#### SET EXERCISE:
Leave out all pictures. Return exactly the lines from the top of the material through the line containing "ax.set_ylim(1e-11, 1e-3)".

--- Start DATA SHOWN ---

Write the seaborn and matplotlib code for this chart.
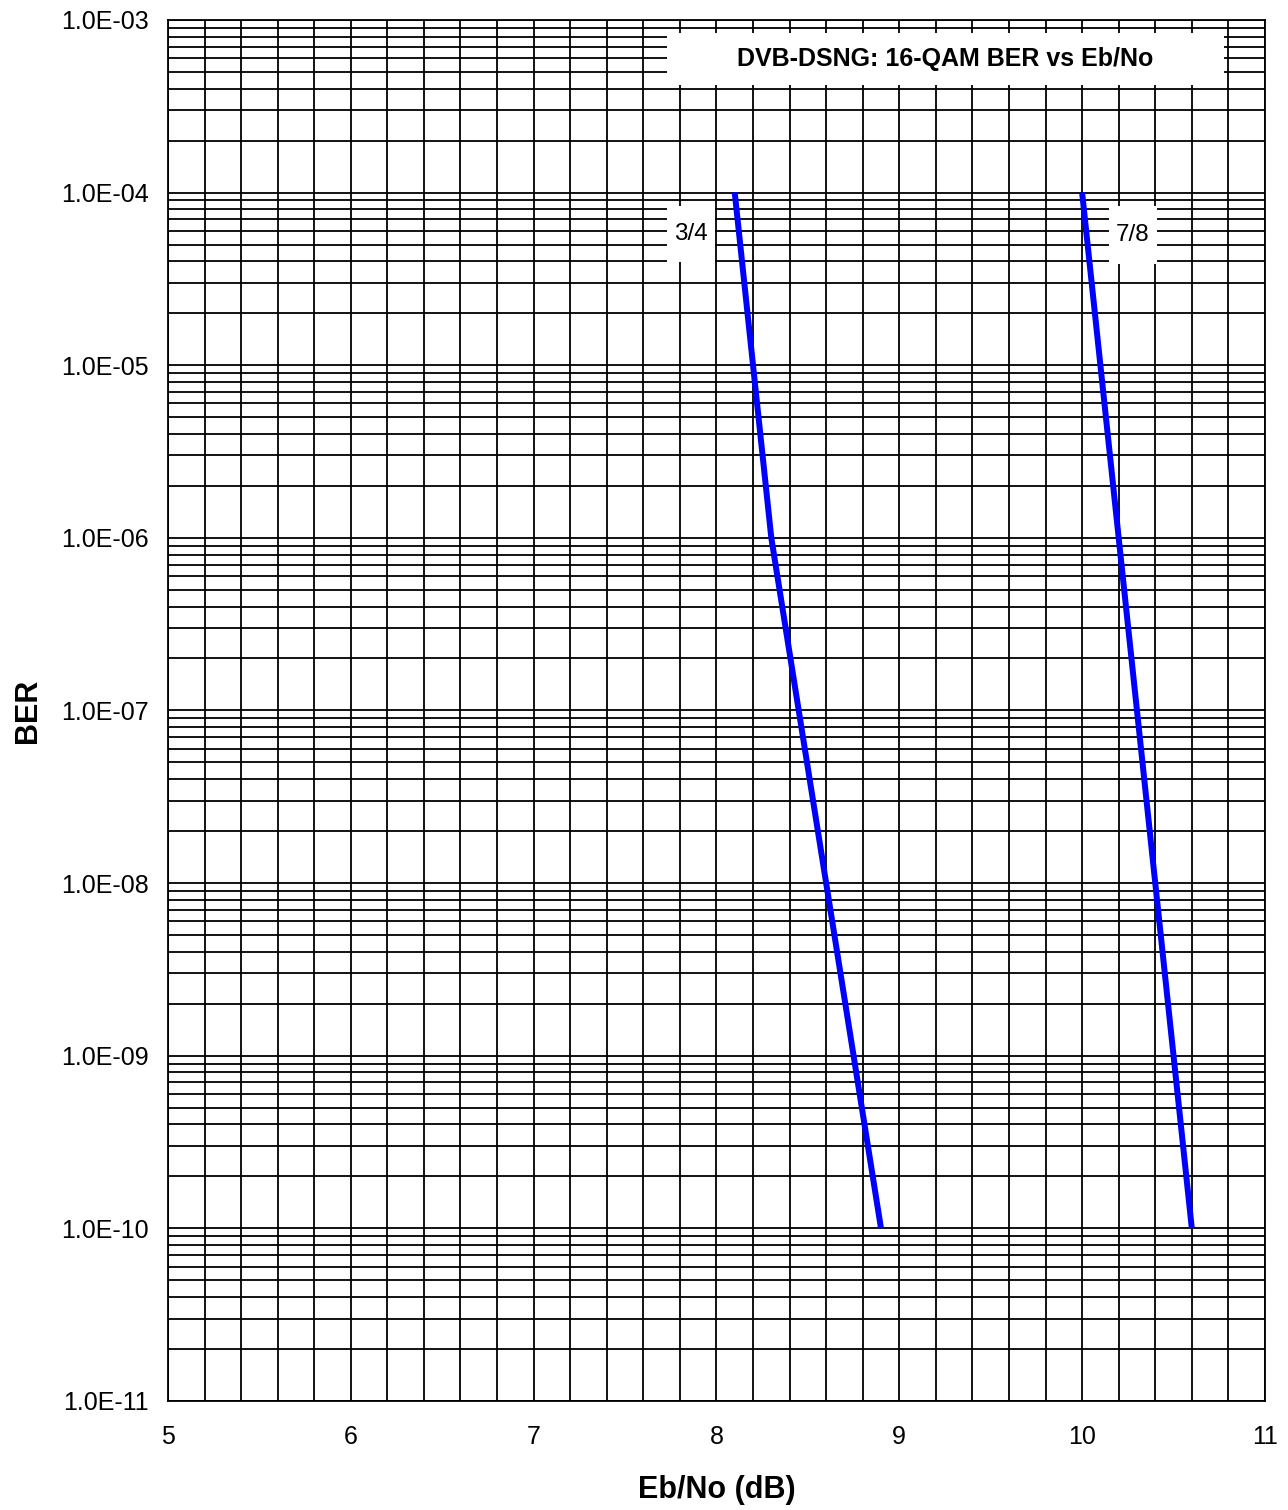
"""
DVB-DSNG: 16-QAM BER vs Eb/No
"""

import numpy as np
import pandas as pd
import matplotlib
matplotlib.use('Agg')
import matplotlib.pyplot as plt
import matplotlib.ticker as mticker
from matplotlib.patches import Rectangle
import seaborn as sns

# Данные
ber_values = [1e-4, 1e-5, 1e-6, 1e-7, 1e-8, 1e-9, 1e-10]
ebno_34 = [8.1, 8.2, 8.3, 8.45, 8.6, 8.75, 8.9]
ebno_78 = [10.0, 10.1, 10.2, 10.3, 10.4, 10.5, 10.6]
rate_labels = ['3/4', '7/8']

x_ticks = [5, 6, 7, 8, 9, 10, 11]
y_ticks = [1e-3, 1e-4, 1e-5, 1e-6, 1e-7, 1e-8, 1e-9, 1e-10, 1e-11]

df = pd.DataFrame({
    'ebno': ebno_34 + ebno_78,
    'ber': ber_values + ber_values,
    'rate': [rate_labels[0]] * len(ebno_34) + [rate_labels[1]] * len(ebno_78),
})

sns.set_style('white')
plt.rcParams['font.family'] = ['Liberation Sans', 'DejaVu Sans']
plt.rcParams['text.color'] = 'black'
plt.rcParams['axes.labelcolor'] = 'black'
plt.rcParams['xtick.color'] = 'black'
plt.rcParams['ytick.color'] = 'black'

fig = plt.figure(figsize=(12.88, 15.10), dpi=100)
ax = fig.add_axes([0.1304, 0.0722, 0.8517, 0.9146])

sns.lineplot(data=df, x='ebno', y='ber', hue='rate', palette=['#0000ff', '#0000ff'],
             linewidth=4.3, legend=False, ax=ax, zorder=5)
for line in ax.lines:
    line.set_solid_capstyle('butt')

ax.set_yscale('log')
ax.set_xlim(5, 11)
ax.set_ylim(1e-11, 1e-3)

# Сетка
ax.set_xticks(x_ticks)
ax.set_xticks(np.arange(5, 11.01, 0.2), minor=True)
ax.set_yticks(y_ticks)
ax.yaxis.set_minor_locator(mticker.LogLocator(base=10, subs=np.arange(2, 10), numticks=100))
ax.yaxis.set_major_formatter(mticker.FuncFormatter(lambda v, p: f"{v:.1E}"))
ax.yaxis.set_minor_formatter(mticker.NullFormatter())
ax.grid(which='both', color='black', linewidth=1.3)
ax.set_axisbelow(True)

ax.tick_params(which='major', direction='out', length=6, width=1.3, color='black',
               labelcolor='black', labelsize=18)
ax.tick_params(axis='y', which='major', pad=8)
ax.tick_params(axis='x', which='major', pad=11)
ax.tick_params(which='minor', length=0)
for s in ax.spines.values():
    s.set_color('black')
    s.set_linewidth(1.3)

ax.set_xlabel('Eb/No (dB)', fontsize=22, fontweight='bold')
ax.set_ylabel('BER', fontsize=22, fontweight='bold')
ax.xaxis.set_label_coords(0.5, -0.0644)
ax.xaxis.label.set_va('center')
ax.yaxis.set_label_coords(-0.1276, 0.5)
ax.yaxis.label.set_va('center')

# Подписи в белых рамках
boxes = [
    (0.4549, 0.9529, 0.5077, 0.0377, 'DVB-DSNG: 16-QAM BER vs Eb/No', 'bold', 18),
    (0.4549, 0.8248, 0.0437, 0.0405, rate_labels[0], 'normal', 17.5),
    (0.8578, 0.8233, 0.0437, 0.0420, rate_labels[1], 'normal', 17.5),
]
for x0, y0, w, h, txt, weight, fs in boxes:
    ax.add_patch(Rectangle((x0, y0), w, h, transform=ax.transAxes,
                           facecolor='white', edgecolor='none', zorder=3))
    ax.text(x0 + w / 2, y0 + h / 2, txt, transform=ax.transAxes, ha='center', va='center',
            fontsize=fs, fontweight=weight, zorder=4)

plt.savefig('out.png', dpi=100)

--- End DATA SHOWN ---

#### ANSWER FOR THE TASK:
Write the seaborn and matplotlib code for this chart.
"""
DVB-DSNG: 16-QAM BER vs Eb/No
"""

import numpy as np
import pandas as pd
import matplotlib
matplotlib.use('Agg')
import matplotlib.pyplot as plt
import matplotlib.ticker as mticker
from matplotlib.patches import Rectangle
import seaborn as sns

# Данные
ber_values = [1e-4, 1e-5, 1e-6, 1e-7, 1e-8, 1e-9, 1e-10]
ebno_34 = [8.1, 8.2, 8.3, 8.45, 8.6, 8.75, 8.9]
ebno_78 = [10.0, 10.1, 10.2, 10.3, 10.4, 10.5, 10.6]
rate_labels = ['3/4', '7/8']

x_ticks = [5, 6, 7, 8, 9, 10, 11]
y_ticks = [1e-3, 1e-4, 1e-5, 1e-6, 1e-7, 1e-8, 1e-9, 1e-10, 1e-11]

df = pd.DataFrame({
    'ebno': ebno_34 + ebno_78,
    'ber': ber_values + ber_values,
    'rate': [rate_labels[0]] * len(ebno_34) + [rate_labels[1]] * len(ebno_78),
})

sns.set_style('white')
plt.rcParams['font.family'] = ['Liberation Sans', 'DejaVu Sans']
plt.rcParams['text.color'] = 'black'
plt.rcParams['axes.labelcolor'] = 'black'
plt.rcParams['xtick.color'] = 'black'
plt.rcParams['ytick.color'] = 'black'

fig = plt.figure(figsize=(12.88, 15.10), dpi=100)
ax = fig.add_axes([0.1304, 0.0722, 0.8517, 0.9146])

sns.lineplot(data=df, x='ebno', y='ber', hue='rate', palette=['#0000ff', '#0000ff'],
             linewidth=4.3, legend=False, ax=ax, zorder=5)
for line in ax.lines:
    line.set_solid_capstyle('butt')

ax.set_yscale('log')
ax.set_xlim(5, 11)
ax.set_ylim(1e-11, 1e-3)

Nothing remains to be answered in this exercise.